OTTAWA — The new Liberal government is making good on a promise to resurrect the mandatory, long-form census which was killed by the Conservatives, but is vague on the details of how people will be persuaded to fill it out.
The 2011 mandatory, long questionnaire was axed by Stephen Harper’s government, which said it was intrusive to threaten people with fines and jail time for not answering personal questions — a nod to the party’s libertarian base.
The Conservatives replaced the long-form census with the National Household Survey. The response rate declined from 94 per cent in 2006 to 68.6 per cent in 2011.
Navdeep Bains, the minister of innovation, science and economic development, said the new government is focused on evidence-based decision-making over ideology.
“Today, Canadians are reclaiming their right to accurate and more reliable information,” Bains told a news conference.
“Communities will once again have access to high-quality data they require to make decisions that will truly reflect the needs of the people, businesses, institutions and organizations.”
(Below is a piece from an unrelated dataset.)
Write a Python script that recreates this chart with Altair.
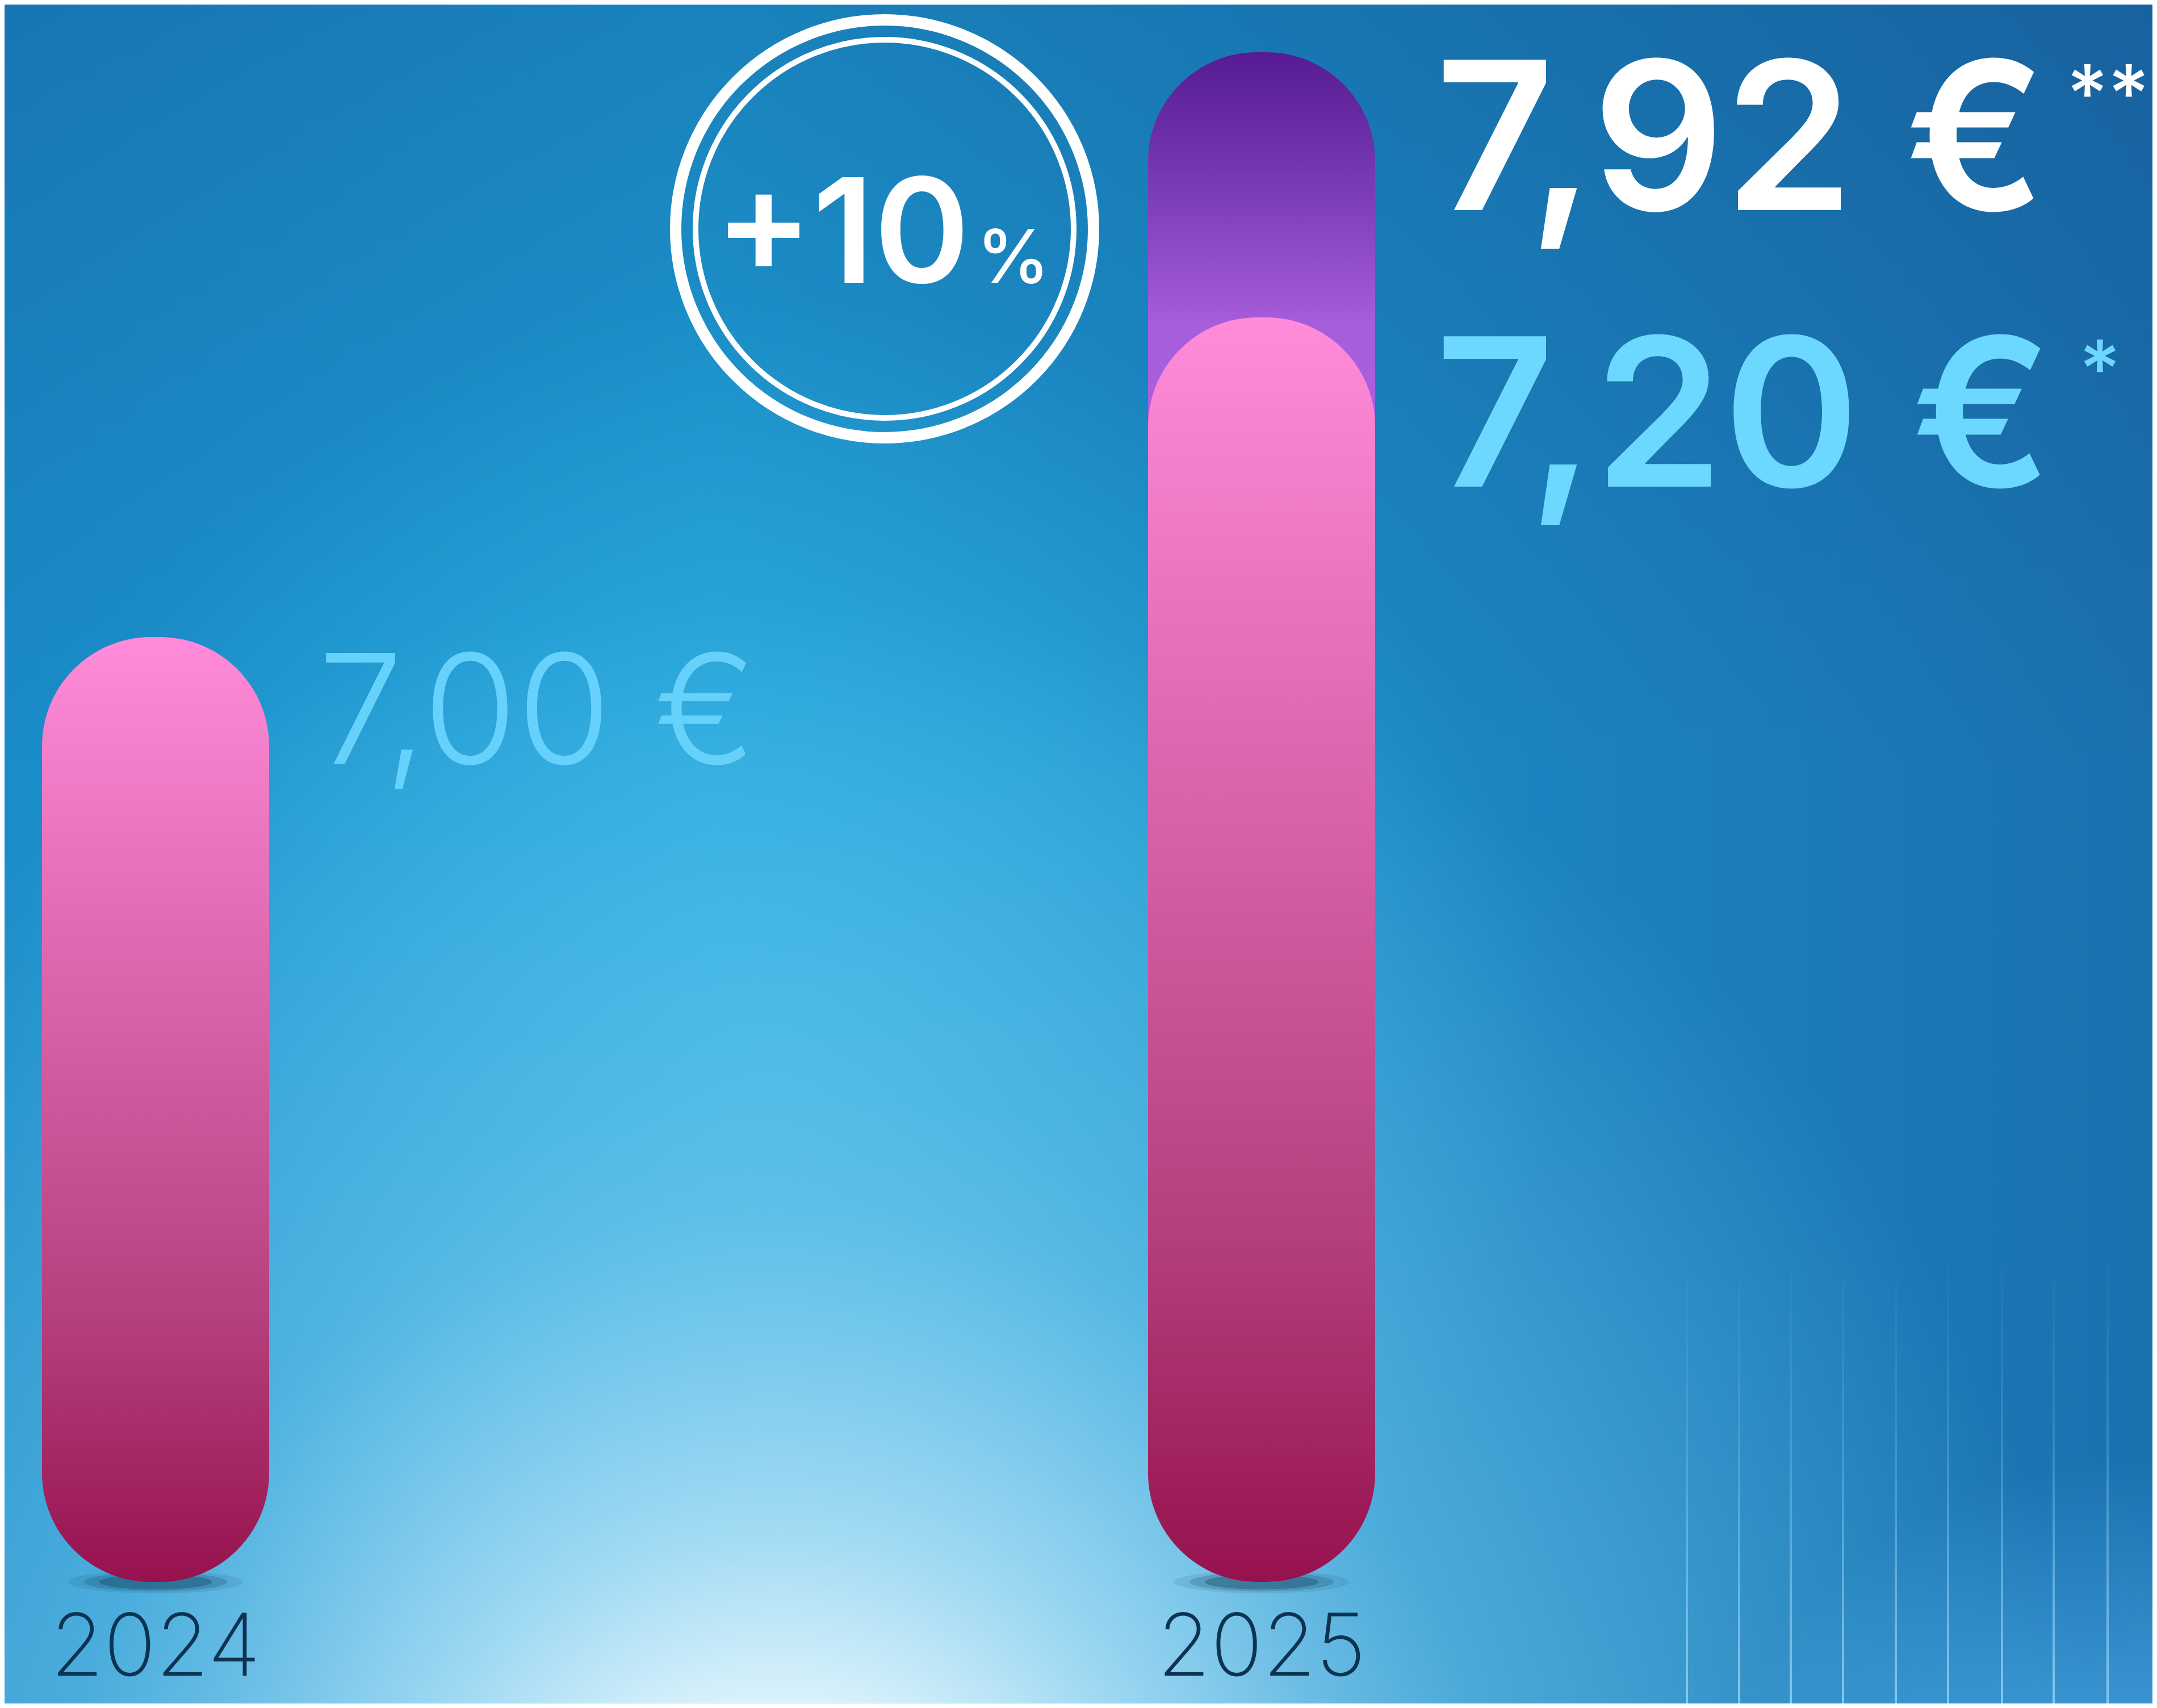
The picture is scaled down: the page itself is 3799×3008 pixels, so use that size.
import altair as alt
import pandas as pd

# ---------------- data ----------------
years = [2024, 2025]
prices = [7.00, 7.20]
price_labels = ["7,00 €", "7,20 €"]
year_labels = ["2024", "2025"]
new_year = [2025]
new_price = [7.92]
new_label = ["7,92 €"]
new_note = ["**"]
base_note = ["*"]

W, H = 3783, 2992
FONT = "Inter, Lato, sans-serif"

df = pd.DataFrame({"year": years, "price": prices, "label": price_labels,
                   "ylabel": year_labels, "base": [0, 0]})
df_old = df[df.year == 2024]
df_cur = df[df.year == 2025].assign(note=base_note)
df_new = pd.DataFrame({"year": new_year, "price": new_price,
                       "label": new_label, "note": new_note})
pct = round((new_price[0] - prices[1]) / prices[1] * 100)
badge = pd.DataFrame({"main": [f"+{pct}"], "unit": ["%"]})
one = pd.DataFrame({"k": [0]})
streak_x = [2961, 3053, 3144, 3236, 3329, 3421, 3516, 3607, 3702]
streaks = pd.DataFrame({"sx": streak_x})

# ---------------- scales ----------------
x_scale = alt.Scale(domain=[2024, 2025], range=[261, 2219])
y_scale = alt.Scale(domain=[0] + sorted(prices + new_price),
                    range=[2778, 1114, 551, 84], zero=False, nice=False)
X = alt.X("year:Q", scale=x_scale, axis=None)
Y = alt.Y("price:Q", scale=y_scale, axis=None)
Y0 = alt.Y("base:Q", scale=y_scale, axis=None)


def lin(stops, x2=0, y2=1):
    return {"gradient": "linear", "x1": 0, "y1": 0, "x2": x2, "y2": y2,
            "stops": [{"offset": o, "color": c} for o, c in stops]}


def rad(cx, cy, r, stops):
    return {"gradient": "radial", "x1": cx, "y1": cy, "r1": 0,
            "x2": cx, "y2": cy, "r2": r,
            "stops": [{"offset": o, "color": c} for o, c in stops]}


def bg(grad):
    return alt.Chart(one).mark_rect(color=grad).encode(
        x=alt.value(0), x2=alt.value("width"),
        y=alt.value(0), y2=alt.value("height"))


bg_layers = [
    bg(lin([(0, "#1A8CC8"), (0.33, "#1E9DD6"), (0.62, "#1B8AC5"), (1, "#1B70AE")], x2=1, y2=0)),
    bg(lin([(0, "rgba(14,60,120,0.28)"), (0.45, "rgba(14,60,120,0)"), (1, "rgba(14,60,120,0)")])),
    bg(rad(0.36, 0.6, 0.36, [(0, "rgba(70,200,240,0.6)"), (1, "rgba(70,200,240,0)")])),
    bg(rad(0.36, 0.85, 0.25, [(0, "rgba(150,215,242,0.5)"), (1, "rgba(150,215,242,0)")])),
    bg(rad(0.36, 1.0, 0.62, [(0, "rgba(242,251,254,1)"), (0.15, "rgba(228,246,253,1)"),
                             (0.3, "rgba(170,222,245,0.9)"), (0.55, "rgba(115,198,236,0.55)"),
                             (1, "rgba(110,195,235,0)")])),
    bg(rad(1.0, 1.0, 0.22, [(0, "rgba(95,190,250,0.85)"), (1, "rgba(95,190,250,0)")])),
]

streak_layer = alt.Chart(streaks).transform_calculate(sx2="datum.sx + 4").mark_rect(
    color=lin([(0, "rgba(150,215,255,0)"), (0.4, "rgba(150,215,255,0.2)"),
               (1, "rgba(170,228,255,0.65)")])
).encode(x=alt.X("sx:Q", scale=None), x2="sx2:Q",
         y=alt.value(2200), y2=alt.value("height"))

# shadows under bars
ellipse = "M-1,0 A1,0.13 0 1,0 1,0 A1,0.13 0 1,0 -1,0 Z"
shadows = [
    alt.Chart(df).mark_point(shape=ellipse, filled=True, color="#0A3550",
                             opacity=op, size=s, strokeWidth=0).encode(x=X, y=Y0)
    for s, op in [(95000, 0.1), (64000, 0.2), (40000, 0.3)]
]

pink = lin([(0, "#FF8BDA"), (0.42, "#D65FA5"), (0.72, "#B5407D"), (1, "#96124E")])
purple = lin([(0, "#561B93"), (0.07, "#7234AE"), (0.18, "#A75EDC"), (1, "#B070E0")])

bar_new = alt.Chart(df_new).mark_bar(color=purple, size=400, cornerRadius=192).encode(
    x=X, y=Y, y2=alt.datum(0))
bar_old = alt.Chart(df).mark_bar(color=pink, size=400, cornerRadius=192).encode(
    x=X, y=Y, y2=alt.datum(0))

lbl_old = alt.Chart(df_old).mark_text(
    align="left", baseline="alphabetic", dx=286, dy=223, font=FONT,
    fontSize=268, fontWeight=300, color="#66D2FB").encode(x=X, y=Y, text="label:N")
lbl_cur = alt.Chart(df_cur).mark_text(
    align="left", baseline="alphabetic", dx=306, dy=298, font=FONT,
    fontSize=364, fontWeight=600, color="#6DD8FF").encode(x=X, y=Y, text="label:N")
lbl_new = alt.Chart(df_new).mark_text(
    align="left", baseline="alphabetic", dx=306, dy=278, font=FONT,
    fontSize=364, fontWeight=600, color="#FFFFFF").encode(x=X, y=Y, text="label:N")
note_cur = alt.Chart(df_cur).mark_text(
    align="left", baseline="alphabetic", dx=1440, dy=141, font=FONT,
    fontSize=140, fontWeight=500, color="#6DD8FF").encode(x=X, y=Y, text="note:N")
note_new = alt.Chart(df_new).mark_text(
    align="left", baseline="alphabetic", dx=1418, dy=123, font=FONT,
    fontSize=140, fontWeight=500, color="#FFFFFF").encode(x=X, y=Y, text="note:N")

years_txt = alt.Chart(df).mark_text(
    align="center", baseline="alphabetic", dy=165, font=FONT,
    fontSize=152, fontWeight=200, color="#0C3450").encode(x=X, y=Y0, text="ylabel:N")

# badge
ring_outer = alt.Chart(one).mark_point(shape="circle", filled=False, color="white",
                                       opacity=1, strokeWidth=20, size=736 ** 2).encode(
    x=alt.value(1550), y=alt.value(395))
ring_inner = alt.Chart(one).mark_point(shape="circle", filled=False, color="white",
                                       opacity=1, strokeWidth=10, size=666 ** 2).encode(
    x=alt.value(1550), y=alt.value(395))
badge_main = alt.Chart(badge).mark_text(
    align="right", baseline="alphabetic", font=FONT, fontSize=256, fontWeight=600,
    color="white").encode(x=alt.value(1700), y=alt.value(490), text="main:N")
badge_unit = alt.Chart(badge).mark_text(
    align="left", baseline="alphabetic", font=FONT, fontSize=130, fontWeight=500,
    color="white").encode(x=alt.value(1712), y=alt.value(490), text="unit:N")

chart = alt.layer(
    *bg_layers, streak_layer, *shadows, bar_new, bar_old,
    lbl_old, lbl_cur, lbl_new, note_cur, note_new, years_txt,
    ring_outer, ring_inner, badge_main, badge_unit,
).properties(
    width=W, height=H, padding=0, autosize=alt.AutoSizeParams(type="none")
).configure_view(stroke=None)

chart.save("out.html", embed_options={"renderer": "svg", "actions": False})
But neither Bains nor Social Development Minister Jean-Yves Duclos would discuss specific consequences or penalties which might be imposed to ensure the mandatory questionnaire is filled out.
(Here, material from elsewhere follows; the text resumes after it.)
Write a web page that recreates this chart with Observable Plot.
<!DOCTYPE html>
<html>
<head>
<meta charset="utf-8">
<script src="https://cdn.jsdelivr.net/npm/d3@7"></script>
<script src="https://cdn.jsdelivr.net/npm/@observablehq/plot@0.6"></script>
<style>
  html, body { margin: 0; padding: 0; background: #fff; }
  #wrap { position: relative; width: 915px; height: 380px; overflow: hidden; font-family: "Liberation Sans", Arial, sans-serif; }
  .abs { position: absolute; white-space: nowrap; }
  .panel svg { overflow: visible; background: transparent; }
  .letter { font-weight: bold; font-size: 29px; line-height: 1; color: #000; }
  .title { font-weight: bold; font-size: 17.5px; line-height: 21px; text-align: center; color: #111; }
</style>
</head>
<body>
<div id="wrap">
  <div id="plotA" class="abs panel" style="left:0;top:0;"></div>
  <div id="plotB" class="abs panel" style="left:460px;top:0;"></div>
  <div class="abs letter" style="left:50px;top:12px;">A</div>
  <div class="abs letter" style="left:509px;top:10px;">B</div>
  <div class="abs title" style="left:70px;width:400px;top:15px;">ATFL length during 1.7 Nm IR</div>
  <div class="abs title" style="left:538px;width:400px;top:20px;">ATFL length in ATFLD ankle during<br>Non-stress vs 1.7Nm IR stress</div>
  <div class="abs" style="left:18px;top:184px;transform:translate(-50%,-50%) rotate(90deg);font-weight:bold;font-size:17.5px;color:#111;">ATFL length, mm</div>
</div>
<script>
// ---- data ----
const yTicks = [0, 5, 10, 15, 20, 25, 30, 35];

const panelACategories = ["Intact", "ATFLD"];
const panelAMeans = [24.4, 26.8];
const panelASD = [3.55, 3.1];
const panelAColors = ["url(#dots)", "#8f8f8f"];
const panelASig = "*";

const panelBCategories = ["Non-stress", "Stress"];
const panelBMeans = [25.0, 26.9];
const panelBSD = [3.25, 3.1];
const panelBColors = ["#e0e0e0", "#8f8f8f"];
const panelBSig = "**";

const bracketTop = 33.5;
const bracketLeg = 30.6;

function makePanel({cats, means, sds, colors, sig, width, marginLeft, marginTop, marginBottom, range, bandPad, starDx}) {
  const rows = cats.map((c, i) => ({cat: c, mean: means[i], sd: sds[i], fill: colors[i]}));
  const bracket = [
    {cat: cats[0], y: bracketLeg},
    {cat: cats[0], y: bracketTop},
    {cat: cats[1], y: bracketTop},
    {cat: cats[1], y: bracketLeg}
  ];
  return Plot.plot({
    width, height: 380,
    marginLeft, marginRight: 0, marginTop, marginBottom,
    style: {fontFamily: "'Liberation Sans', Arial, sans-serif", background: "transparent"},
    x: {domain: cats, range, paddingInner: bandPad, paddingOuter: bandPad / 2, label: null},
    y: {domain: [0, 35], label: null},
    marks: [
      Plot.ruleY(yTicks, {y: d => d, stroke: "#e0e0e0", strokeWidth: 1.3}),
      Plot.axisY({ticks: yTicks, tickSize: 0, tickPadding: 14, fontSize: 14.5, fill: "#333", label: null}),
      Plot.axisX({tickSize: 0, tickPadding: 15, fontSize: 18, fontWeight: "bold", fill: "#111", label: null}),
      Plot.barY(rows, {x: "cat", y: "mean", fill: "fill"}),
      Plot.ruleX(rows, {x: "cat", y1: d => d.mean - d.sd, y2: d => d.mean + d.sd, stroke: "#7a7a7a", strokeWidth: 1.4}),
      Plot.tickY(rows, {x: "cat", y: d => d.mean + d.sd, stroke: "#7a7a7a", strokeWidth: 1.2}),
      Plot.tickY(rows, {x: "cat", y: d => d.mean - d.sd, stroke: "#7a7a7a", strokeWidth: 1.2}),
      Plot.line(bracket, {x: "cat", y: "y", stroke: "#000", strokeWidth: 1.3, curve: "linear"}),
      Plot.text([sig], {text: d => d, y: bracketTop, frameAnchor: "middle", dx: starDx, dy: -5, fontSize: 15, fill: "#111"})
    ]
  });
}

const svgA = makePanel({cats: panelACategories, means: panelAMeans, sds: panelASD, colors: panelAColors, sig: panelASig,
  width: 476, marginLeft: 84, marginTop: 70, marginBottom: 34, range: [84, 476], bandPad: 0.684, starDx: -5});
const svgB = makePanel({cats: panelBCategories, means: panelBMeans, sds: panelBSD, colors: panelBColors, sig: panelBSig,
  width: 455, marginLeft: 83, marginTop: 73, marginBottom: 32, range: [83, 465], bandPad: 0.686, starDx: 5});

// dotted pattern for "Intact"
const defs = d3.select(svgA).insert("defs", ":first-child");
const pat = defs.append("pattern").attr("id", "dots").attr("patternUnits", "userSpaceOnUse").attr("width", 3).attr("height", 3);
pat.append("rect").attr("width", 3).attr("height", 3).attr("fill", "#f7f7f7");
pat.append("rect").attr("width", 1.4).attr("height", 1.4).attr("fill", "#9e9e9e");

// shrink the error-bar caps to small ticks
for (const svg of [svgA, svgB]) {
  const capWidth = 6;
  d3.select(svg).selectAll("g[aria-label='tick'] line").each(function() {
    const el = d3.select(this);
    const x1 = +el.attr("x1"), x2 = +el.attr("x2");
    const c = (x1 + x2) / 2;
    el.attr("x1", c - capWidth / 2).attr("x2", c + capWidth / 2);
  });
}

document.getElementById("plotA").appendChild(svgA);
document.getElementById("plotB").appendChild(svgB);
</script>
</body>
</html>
Some groups have been shown to be less likely to fill out the forms, including indigenous Canadians and low-income earners.
“The law is the law,” and the law has not changed, said Bains. He said the government plans to roll out a “robust communications plan” to ensure people know it’s no longer an option to choose not to fill out the form.
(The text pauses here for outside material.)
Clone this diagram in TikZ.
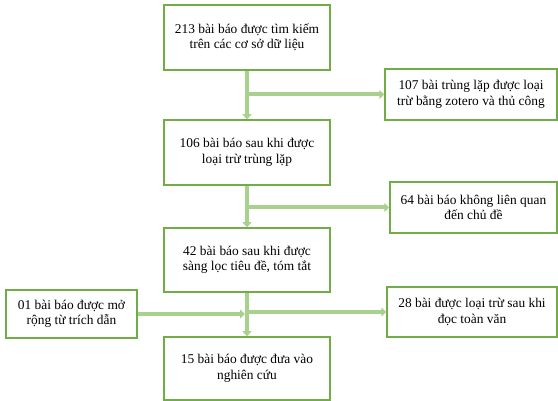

The Statistics Act refers to a census of population and to a $500 fine or three-month jail term if a person refuses to fill in forms they are required to complete. In 2014, Toronto resident Janet Churnin was given a conditional discharge and 50 hours of community service for refusing to fill out the 2011 short form.
The decision to do away with the mandatory long-form census met a wave of criticism in 2010, from a wide range of voices. Religious groups, municipal planners, economists, the Federation of Francophone and Acadian Communities and aboriginal organizations were among those who petitioned for its return.
Former chief statistician Munir Sheikh resigned over the census debacle, after then-industry minister Tony Clement publicly suggested that bureaucrats supported the idea of a voluntary survey as an adequate replacement for the mandatory questionnaire.